Now $\phi$ is an isomorphism if it is a homomorphism with respect to addition and multiplication. That is

$$\phi(a+b) = \phi(a') + \phi(b')$$
$$\phi(ab) = \phi(a')\phi(b')$$

Where $a,b$ are elements of the quotient ring and $a',b'$ are elements of the complex numbers.

The kernel of this map is that element of the quotient ring which maps to $0 \in \mathbb{C}$. That is, $\ker{\phi} = x$ where $x$ is the solution to $x^2-x+1=0$.

Im not sure if all this so far is necessary to show an isomorphism exists, but I wrote this just to make sure my reasoning is correct. It probably isn't, but someone can point that one out.

Now it suffices to show that $\phi(ab) = \phi(a')\phi(b')$.

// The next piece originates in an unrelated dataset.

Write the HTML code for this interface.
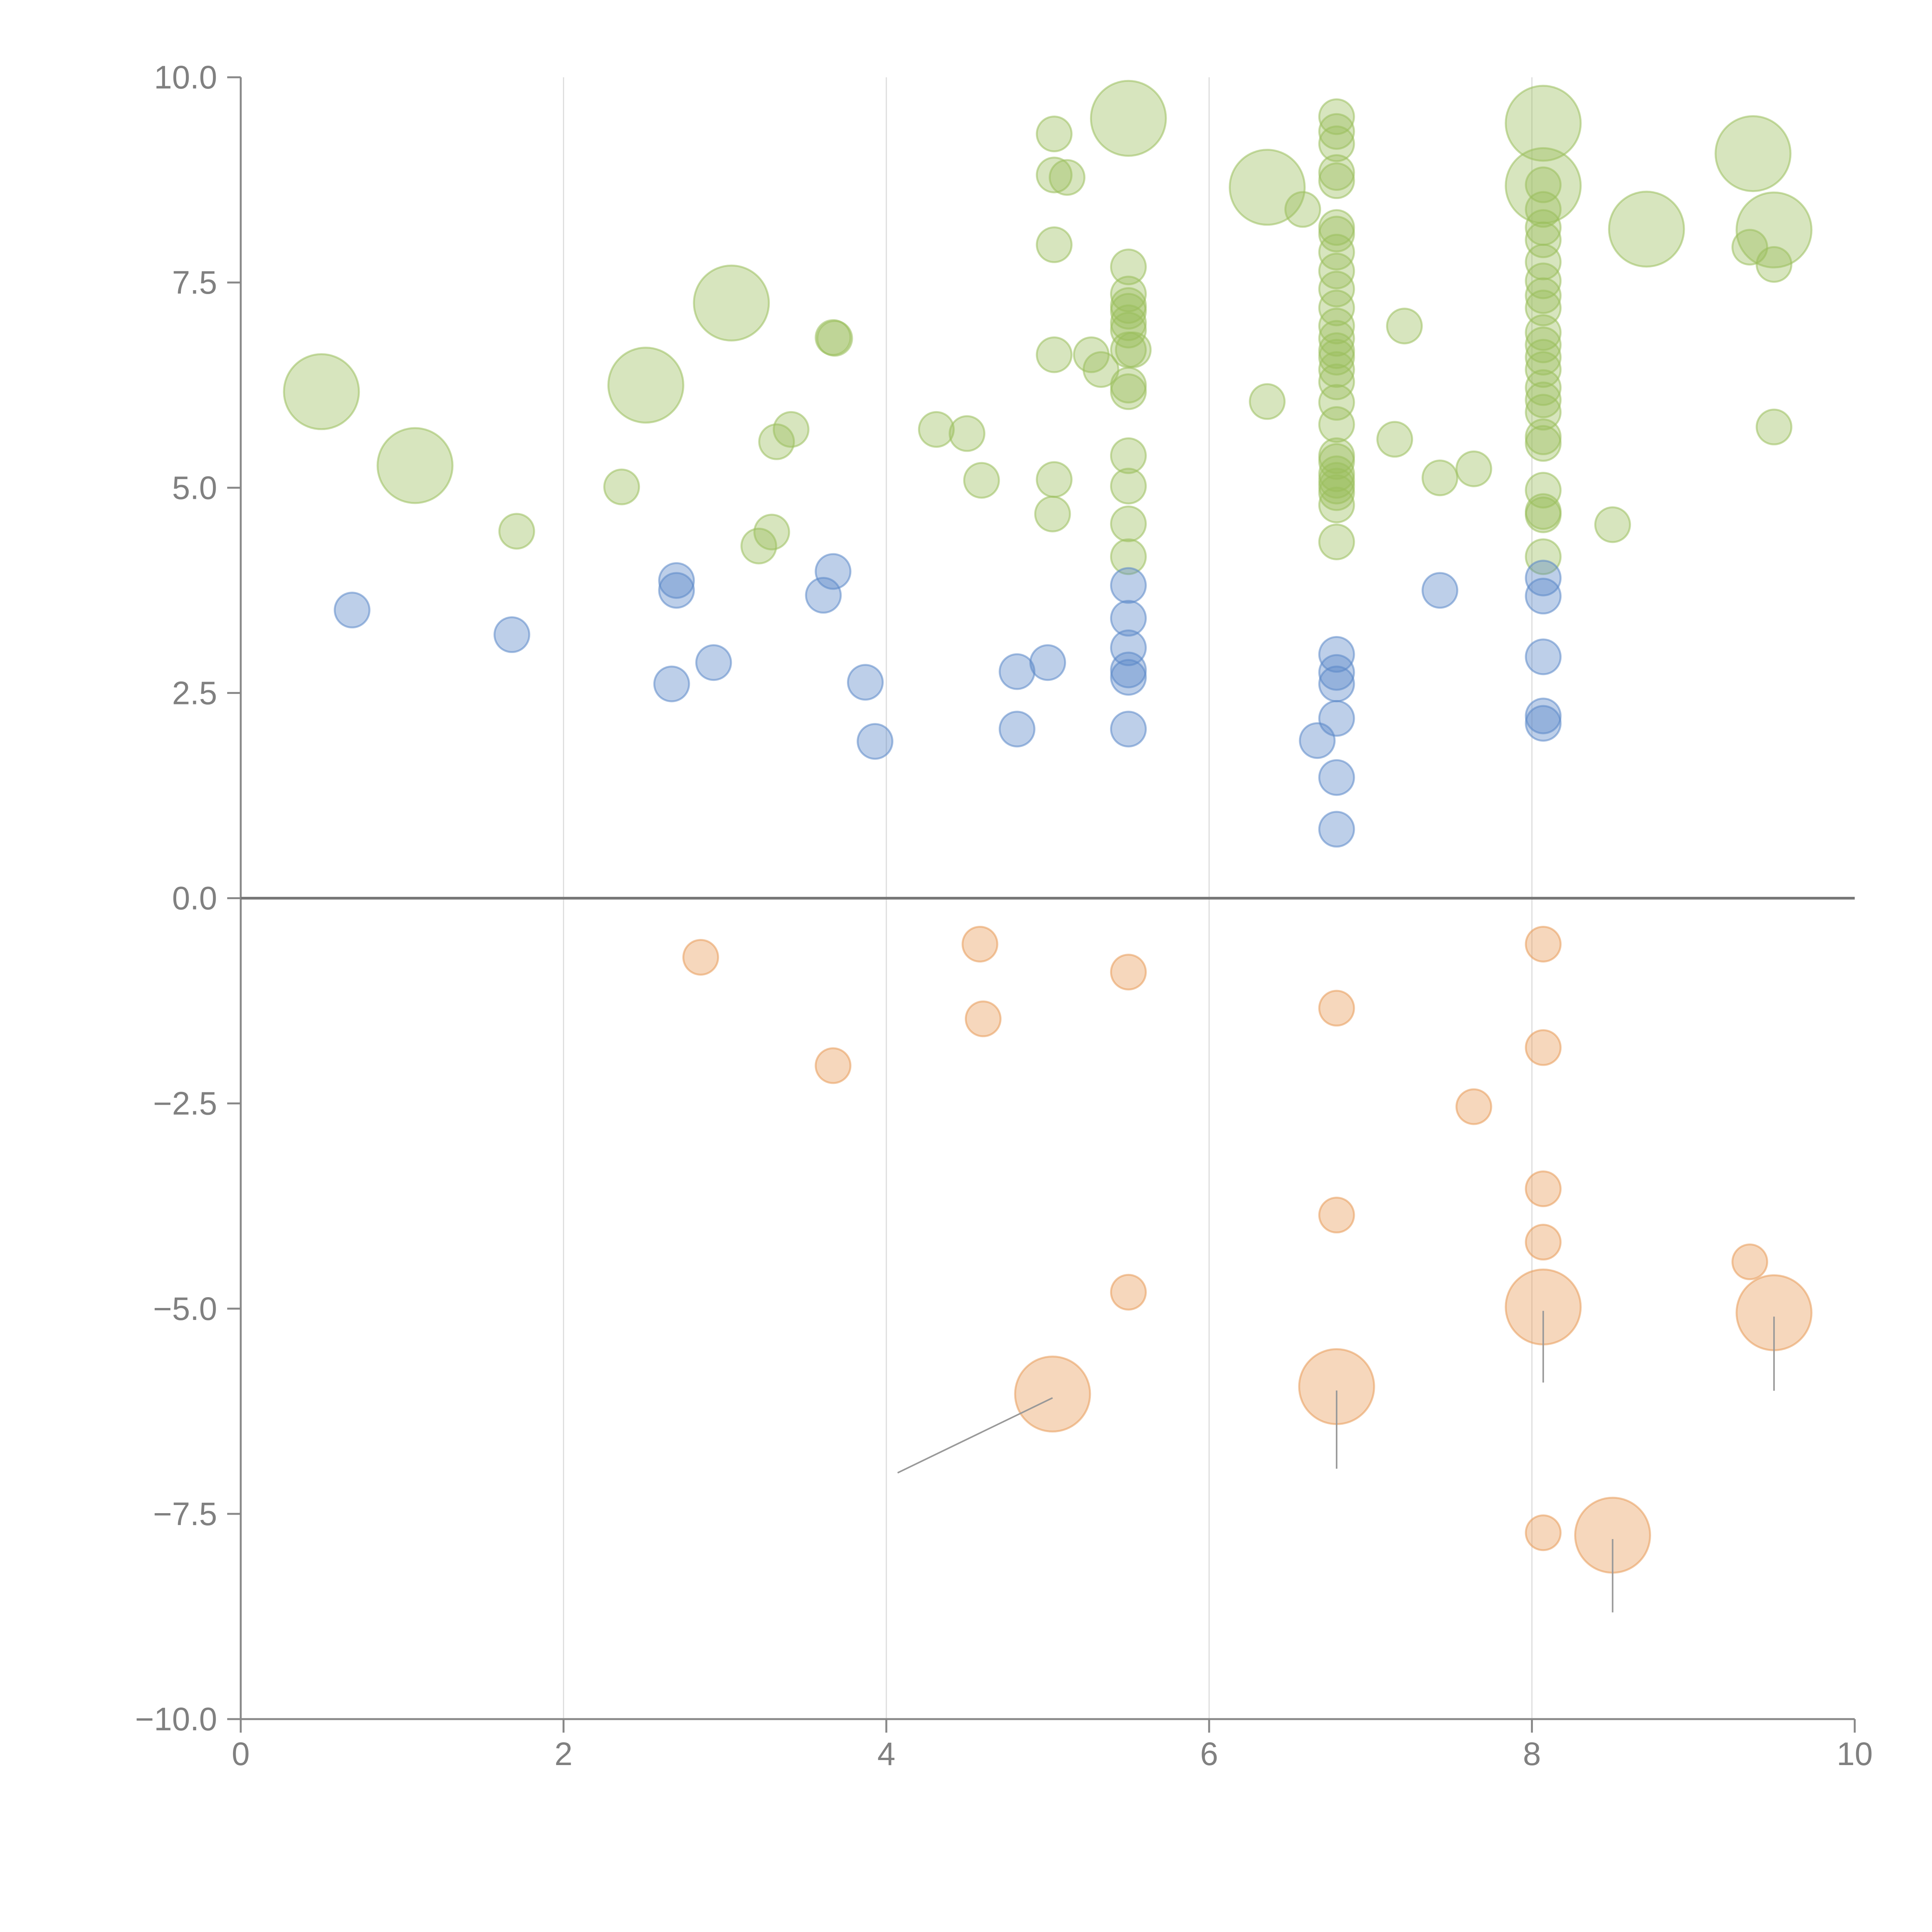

$$\phi(ab) = \phi((a+bx)(c+dx))$$
$$= \phi(ac + (bc+ad)x + bdx^2)$$
$$= \phi(ac + (bc+ad)x + bd(x-1))$$
$$= \phi(ac + (bc+ad)x + bdx - bd)$$
$$= \phi(ac + (bc+ad-bd)x + bd)$$

And

$$\phi(a')\phi(b') = \phi(a'+b'\lambda)\phi(c'+d'\lambda)$$
$$= \phi(a'c' + (b'c' + a'd')\lambda + b'd'\lambda^2)$$
$$= \phi(a'c' + (b'c' + a'd')\lambda + b'd'(\lambda -1))$$
$$= \phi(a'c' + (b'c' + a'd' - b'd')\lambda + b'd')$$

And so $\phi(ab) = \phi(a')\phi(b')$

Also note that if we divide $bdx^2 + (bc+ad)x + ac$ by $x^2-x+1$ using long division we obtain

$$ac + (bc+ad-bd)x + bd = \phi^{-1}\phi(ab)$$

Not sure what all this means though.

Last edited: May 25, 2005
6. May 25, 2005

### Oxymoron

Solution 2

We are considering the polynomial $x^2+x+1$ in $\mathbb{Z}_2$. It suffices to show that it has no roots: $\mathbb{Z}_2 = \{0,1\}$

$$0^2+0+1 = 1 \neq 0$$

$$1^2+1+1 = 3 \equiv 1 \neq 0$$

Hence it cannot be factored non-trivially. This means that

$$\mathbb{Z}_2[x]/(x^2+x+1) = \{a+bx | a,b \in \mathbb{Z}_2\}$$

is a field.

This field has $2^2=4$ elements, namely

$$0 + 0x = 0$$
$$1 + 0x = 1$$
$$0 + 1x = x$$
$$1 + 1x = 1+x$$

For example,

$(1+x)(1+x) = x^2 + 2x + 1 \equiv (x+1) + 0x + 1 = x + 2 \equiv x$

Last edited: May 25, 2005
7. May 26, 2005

### Oxymoron

Does anyone know if I have done these correctly?